Paul Mortimer war früher selbst Fußballprofi bei Charlton Athletic und Aston Villa. 2001 hat er seine Karriere in England beendet, begonnen hat er sie aber bereits in den 1980ern. Zu einer Zeit, in der offener Rassismus in der englischen Fußballkultur noch tief verwurzelt war. Heute engagiert er sich in dem Anti-Rassismus-Verein "Kick it out". Zu Eniola Aluko sagt er im Gespräch mit der Deutschen Welle: "Wir müssen herausfinden, was wirklich geschehen ist. Und das geht nur mit einer weiteren, unabhängigen Untersuchung." Diese erneute Untersuchung kommt für den Verband aber nicht infrage. Das Argument: Es habe schon eine unabhängige Untersuchung gegeben.
Zweifel an der Unabhängigkeit der Untersuchung
Doch an deren Unabhängigkeit werden immer mehr Zweifel laut. Denn: Die mit der Untersuchung beauftragte Anwältin Katherine Newton wurde von der FA bezahlt. Auch von anderen Seiten wird Druck auf die FA ausgeübt. Der Präsident der englischen Spielervereinigung PFA, Gordon Taylor, sagte dem britischen Telegraph am Dienstag, dass er eine neue, offene und unabhängige Untersuchung unterstütze. Der ehemalige FA-Funktionär Simon Johnson äußerte sich ähnlich: "Der bisherige Prozess war sehr widersprüchlich und hat nicht zu einem zufriedenstellenden Ergebnis geführt."
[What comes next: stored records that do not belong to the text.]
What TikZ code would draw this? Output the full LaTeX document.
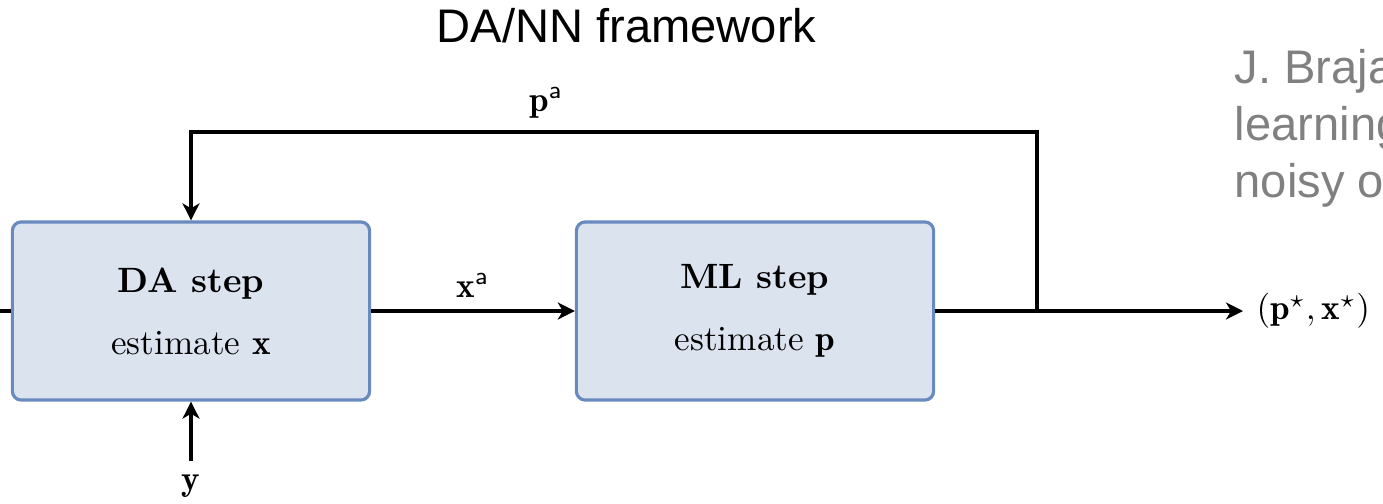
\documentclass[tikz,border=0pt]{standalone}
\usepackage{fontspec}
\usepackage{amsmath}
\usetikzlibrary{arrows.meta}
\newfontfamily\slidefont{Liberation Sans}
\definecolor{boxfill}{RGB}{219,227,238}
\definecolor{boxline}{RGB}{104,138,190}
\definecolor{refgray}{RGB}{128,128,128}

\begin{document}
\begin{tikzpicture}[x=0.01cm,y=-0.01cm,line width=1pt,>={Stealth[length=1.7mm,width=1.7mm,inset=0.5mm]},
  stepbox/.style={draw=boxline,fill=boxfill,rounded corners=2.5pt,line width=0.9pt,
    minimum width=3.57cm,minimum height=1.78cm,align=center},
  slidetext/.style={anchor=base west,inner sep=0pt,font=\slidefont\fontsize{13.4}{16}\selectfont}]
  \useasboundingbox (0,0) rectangle (1383,503);
  \clip (0,0) rectangle (1383,503);
  % titulo y referencia
  \node[slidetext] (title) at (435,42) {DA/NN framework};
  \node[slidetext,text=refgray] (ref1) at (1233,83) {J. Brajard};
  \node[slidetext,text=refgray] (ref2) at (1233,140) {learning};
  \node[slidetext,text=refgray] (ref3) at (1233,197) {noisy observations};
  % bloques
  \node[stepbox] (da) at (191,311) {\textbf{DA step}\\[5.6pt] estimate $\mathbf{x}$};
  \node[stepbox] (ml) at (755,311) {\textbf{ML step}\\[5.6pt] estimate $\mathbf{p}$};
  \node[anchor=base] (yin) at (191,490) {$\mathbf{y}$};
  \node[anchor=west] (out) at (1243,311) {$(\mathbf{p}^\star,\mathbf{x}^\star)$};
  \coordinate (stub) at (0,311);
  \coordinate (split) at (1037,311);
  \coordinate (fb) at (1037,132);
  % conexiones
  \draw (stub) -- (da.west);
  \draw[->] (yin.north) -- (da.south);
  \draw[->] (da.east) -- node[above] {$\mathbf{x}^{\mathsf{a}}$} (ml.west);
  \draw[->] (ml.east) -- (out.west);
  \draw[->] (split) -- (fb) -| node[pos=0.29,above] (pa) {$\mathbf{p}^{\mathsf{a}}$} (da.north);
\end{tikzpicture}
\end{document}
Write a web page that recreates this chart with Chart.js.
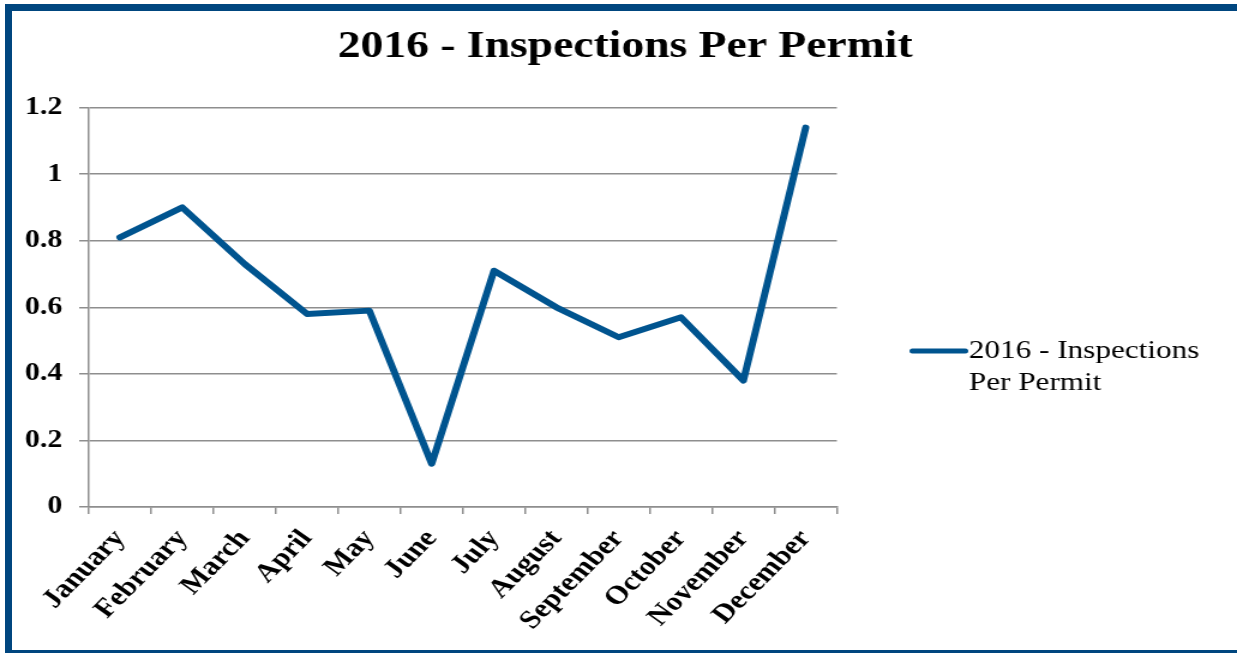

Auch Alukos Verein, der FC Chelsea, hat sich hinter seine Spielerin gestellt, ohne sich jedoch konkret zu den Untersuchungen zu äußern. In einem Statement begrüßte ein Pressesprecher allerdings, dass Aluko offen über ihre Erfahrungen spricht und sicherte zu, dass der Verein entschieden gegen Rassismus eintrete. Lianne Sanderson, eine Spielerin, die laut Aluko ebenfalls Opfer rassistischer Äußerungen Sampsons war, solidarisierte sich auf Twitter ebenfalls:
Mark Sampson selbst hat sich in einem Statement der FA ebenfalls geäußert und dabei alle Vorwürfe bezüglich Rassismus von sich gewiesen. Er behandele alle Spieler gleich, egal welchen Hintergrund sie haben. Trotzdem begrüße er die Untersuchungen und gestehe ein, dass er zumindest an seinem Kommunikationsstil etwas ändern könne. Der englische Fußballverband stellt sich noch hinter ihn. Aber wie lange noch?
Thema Rassismus steht wieder auf der Agenda
"Das alles wirft kein gutes Licht auf den englischen Fußball. Mark Sampson ist der erfolgreichste Trainer der letzten Jahre in England. Und jetzt steht der Vorwurf im Raum, dass dieser Mann ein Rassist ist", sagt Paul Mortimer vom Anti-Rassismus-Verein "Kick it out". Er begrüßt es sehr, dass Aluko mit den Vorwürfen an die Öffentlichkeit gegangen ist. Einerseits, weil das Thema Rassismus im englischen Fußball wieder auf der Agenda ist. Andererseits, weil sich nun vielleicht weitere Fußballer oder Fußballerinnen dazu ermutigt fühlen, Erfahrungen mit Rassismus offen anzusprechen.